* **INSTRUCTIONS FOR THE TASK**: Return the material exactly, first line through the line containing "arrow_bottom = [423, 400, 424, 421, 517, 517, 546]", and nothing more. Pictures stay out.

* **MATERIAL PROVIDED**:
************
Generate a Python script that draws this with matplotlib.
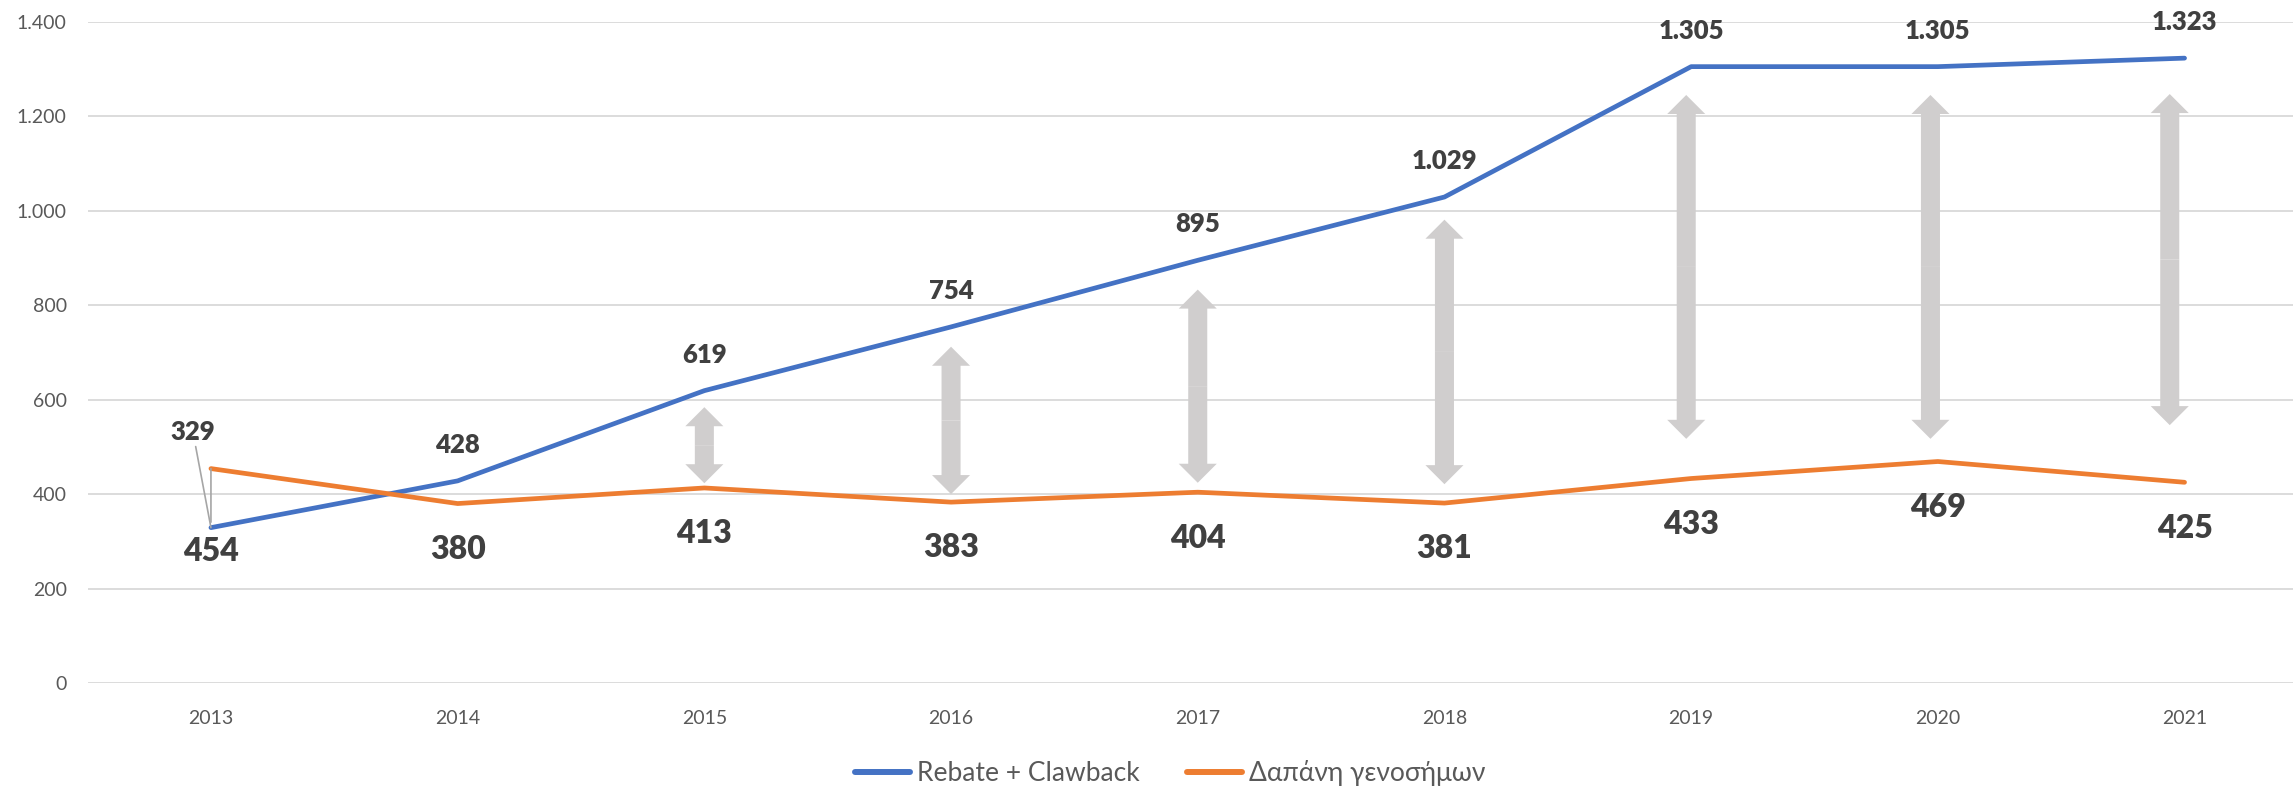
import matplotlib
matplotlib.use('Agg')
import matplotlib.pyplot as plt
from matplotlib.patches import FancyArrowPatch
from matplotlib.ticker import FuncFormatter

years = ['2013', '2014', '2015', '2016', '2017', '2018', '2019', '2020', '2021']
rebate_clawback = [329, 428, 619, 754, 895, 1029, 1305, 1305, 1323]
generics = [454, 380, 413, 383, 404, 381, 433, 469, 425]

# grey double arrows between the two lines (2015-2021)
arrow_pos = [2, 3, 4, 5, 5.98, 6.97, 7.94]
arrow_top = [584, 712, 833, 981, 1245, 1245, 1247]
arrow_bottom = [423, 400, 424, 421, 517, 517, 546]


def fmt(v):
    return f'{int(round(v)):,}'.replace(',', '.')


plt.rcParams['font.family'] = ['Lato', 'DejaVu Sans']

fig = plt.figure(figsize=(22.93, 7.86), dpi=100)
ax = fig.add_axes([0.0382, 0.1310, 0.9683, 0.8413])
x = list(range(len(years)))

ax.plot(x, rebate_clawback, color='#4472C4', lw=3.4, solid_capstyle='round',
        solid_joinstyle='round', label='Rebate + Clawback', zorder=3)
ax.plot(x, generics, color='#ED7D31', lw=3.4, solid_capstyle='round',
        solid_joinstyle='round', label='Δαπάνη γενοσήμων', zorder=3)

style = 'simple,head_length=13.7,head_width=27.4,tail_width=13.7'
for xi, lo, hi in zip(arrow_pos, arrow_bottom, arrow_top):
    mid = (lo + hi) / 2
    for end in (lo, hi):
        ax.add_patch(FancyArrowPatch((xi, mid), (xi, end), arrowstyle=style,
                                     mutation_scale=1, shrinkA=0, shrinkB=0,
                                     color='#D0CECE', lw=0, zorder=2))

lab = dict(ha='center', va='center', fontweight='heavy', color='#404040',
           textcoords='offset points')
for i in range(1, len(years)):
    ax.annotate(fmt(rebate_clawback[i]), (i, rebate_clawback[i]),
                xytext=(0, 26), fontsize=18.5, **lab)
    ax.annotate(fmt(generics[i]), (i, generics[i]),
                xytext=(0, -33), fontsize=23, **lab)

# 2013: labels moved away from the crossing, with leader lines
leader = dict(arrowstyle='-', color='#A6A6A6', lw=1.2, shrinkB=0)
ax.annotate(fmt(rebate_clawback[0]), (0, rebate_clawback[0]), xytext=(-13, 69),
            fontsize=18.5, arrowprops=dict(leader, shrinkA=0), **lab)
ax.annotate(fmt(generics[0]), (0, generics[0]), xytext=(0, -60),
            fontsize=23, arrowprops=dict(leader, shrinkA=9), **lab)

ax.set_xlim(-0.5, 8.5)
ax.set_ylim(0, 1400)
ax.set_xticks(x, years)
ax.set_yticks(range(0, 1401, 200))
ax.yaxis.set_major_formatter(FuncFormatter(lambda v, p: fmt(v)))
ax.yaxis.grid(True, color='#D9D9D9', lw=1.3)
ax.set_axisbelow(True)
for s in ax.spines.values():
    s.set_visible(False)
ax.tick_params(axis='both', length=0, labelsize=14, labelcolor='#595959')
ax.tick_params(axis='x', pad=19.5)
ax.tick_params(axis='y', pad=15)

leg = fig.legend(loc='center', bbox_to_anchor=(0.5103, 0.0165), ncol=2,
                 frameon=False, fontsize=19, handlelength=2.1,
                 handletextpad=0.25, columnspacing=1.8, labelcolor='#595959')
for h in leg.legend_handles:
    h.set_linewidth(4.3)

fig.savefig('out.png', dpi=100)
************
* **RESPONSE TO THIS EXERCISE**:
Generate a Python script that draws this with matplotlib.
import matplotlib
matplotlib.use('Agg')
import matplotlib.pyplot as plt
from matplotlib.patches import FancyArrowPatch
from matplotlib.ticker import FuncFormatter

years = ['2013', '2014', '2015', '2016', '2017', '2018', '2019', '2020', '2021']
rebate_clawback = [329, 428, 619, 754, 895, 1029, 1305, 1305, 1323]
generics = [454, 380, 413, 383, 404, 381, 433, 469, 425]

# grey double arrows between the two lines (2015-2021)
arrow_pos = [2, 3, 4, 5, 5.98, 6.97, 7.94]
arrow_top = [584, 712, 833, 981, 1245, 1245, 1247]
arrow_bottom = [423, 400, 424, 421, 517, 517, 546]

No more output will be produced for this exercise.